**Exercise requirements**. Count the lines below that contain the word "this", and reply with that number alone.

**Extracted information**.
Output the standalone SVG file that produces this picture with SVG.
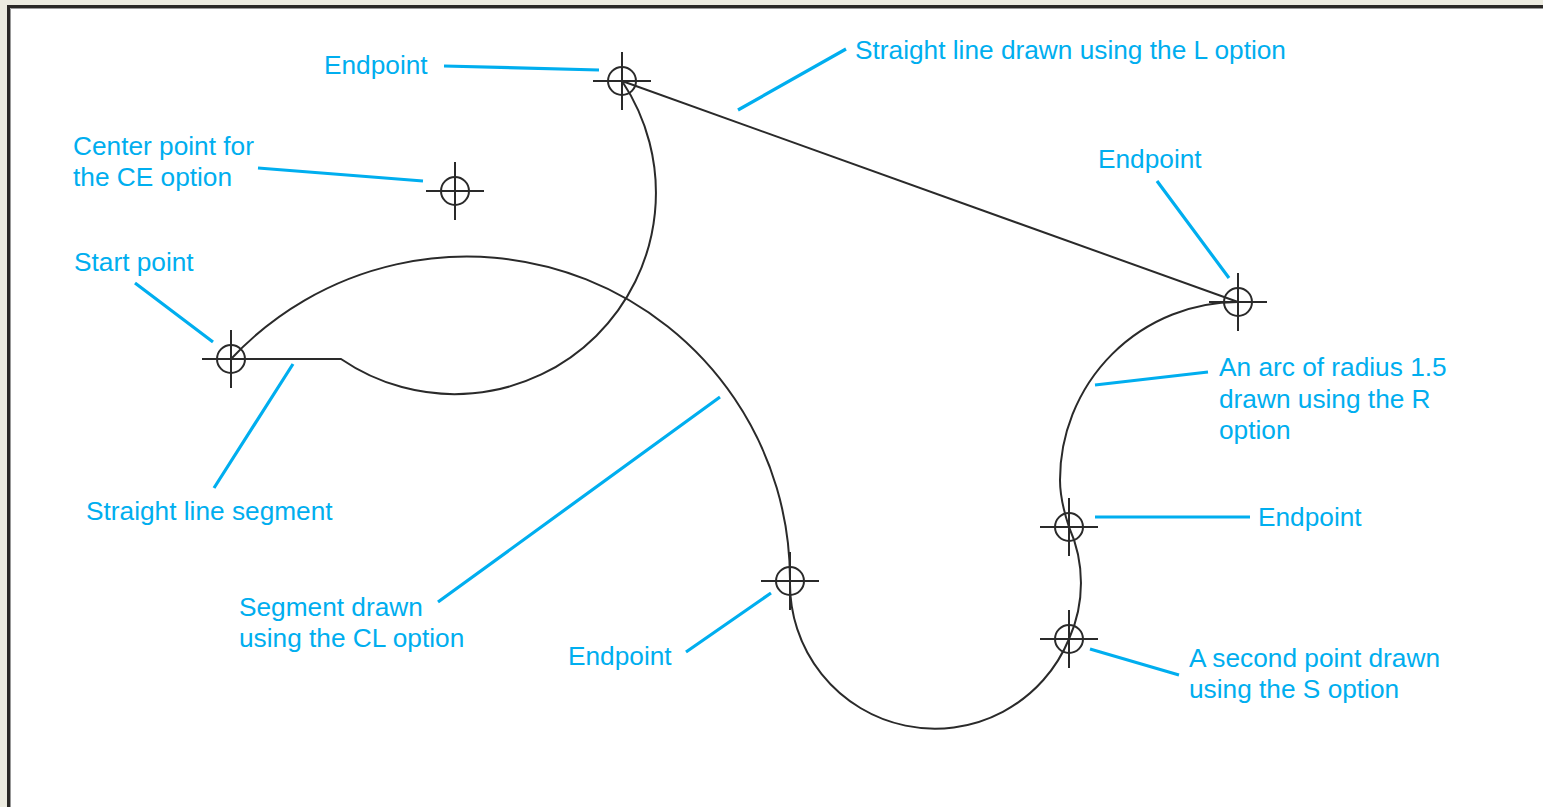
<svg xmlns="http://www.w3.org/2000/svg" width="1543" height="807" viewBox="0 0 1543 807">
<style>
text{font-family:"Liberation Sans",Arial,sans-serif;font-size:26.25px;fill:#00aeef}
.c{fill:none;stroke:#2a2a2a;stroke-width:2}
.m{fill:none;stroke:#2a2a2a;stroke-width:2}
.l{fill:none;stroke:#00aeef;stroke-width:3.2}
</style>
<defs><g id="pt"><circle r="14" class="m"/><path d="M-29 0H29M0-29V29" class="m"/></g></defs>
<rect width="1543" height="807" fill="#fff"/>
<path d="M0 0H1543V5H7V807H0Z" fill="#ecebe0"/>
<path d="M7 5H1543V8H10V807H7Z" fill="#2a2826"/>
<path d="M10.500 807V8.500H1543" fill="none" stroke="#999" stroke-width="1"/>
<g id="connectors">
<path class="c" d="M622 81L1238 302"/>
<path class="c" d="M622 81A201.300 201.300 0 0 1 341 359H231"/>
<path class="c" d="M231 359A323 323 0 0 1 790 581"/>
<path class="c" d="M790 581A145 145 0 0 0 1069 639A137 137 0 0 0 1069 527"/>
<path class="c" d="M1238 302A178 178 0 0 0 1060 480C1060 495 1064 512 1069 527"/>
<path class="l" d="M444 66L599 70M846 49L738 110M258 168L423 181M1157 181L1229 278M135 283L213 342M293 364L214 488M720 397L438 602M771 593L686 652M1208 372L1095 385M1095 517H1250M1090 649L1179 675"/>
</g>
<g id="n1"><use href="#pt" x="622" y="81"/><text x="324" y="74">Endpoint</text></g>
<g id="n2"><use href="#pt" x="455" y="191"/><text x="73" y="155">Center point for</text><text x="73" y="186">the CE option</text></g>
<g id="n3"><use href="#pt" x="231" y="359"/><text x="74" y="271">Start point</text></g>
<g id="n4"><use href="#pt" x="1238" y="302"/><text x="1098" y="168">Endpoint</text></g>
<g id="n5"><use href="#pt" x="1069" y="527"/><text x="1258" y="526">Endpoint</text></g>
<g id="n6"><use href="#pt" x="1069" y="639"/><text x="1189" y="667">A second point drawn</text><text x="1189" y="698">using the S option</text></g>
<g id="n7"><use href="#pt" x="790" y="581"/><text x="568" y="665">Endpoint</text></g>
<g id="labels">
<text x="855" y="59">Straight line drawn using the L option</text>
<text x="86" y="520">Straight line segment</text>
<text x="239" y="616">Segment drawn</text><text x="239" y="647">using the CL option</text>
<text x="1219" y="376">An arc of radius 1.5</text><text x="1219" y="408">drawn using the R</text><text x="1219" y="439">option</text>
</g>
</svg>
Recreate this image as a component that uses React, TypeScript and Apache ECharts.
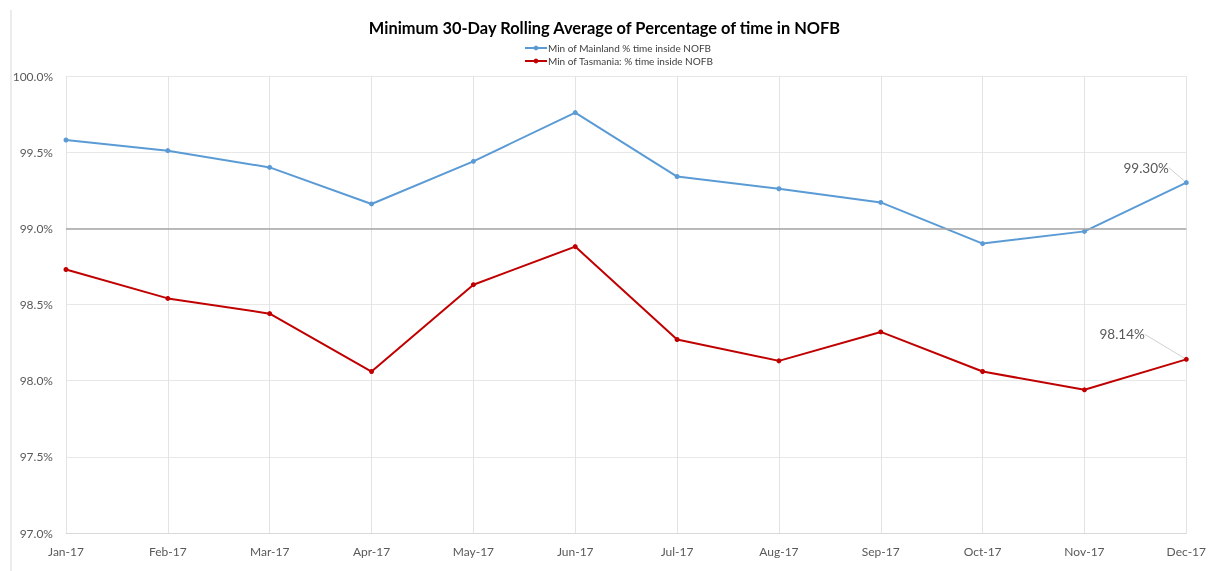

**Final result**. 2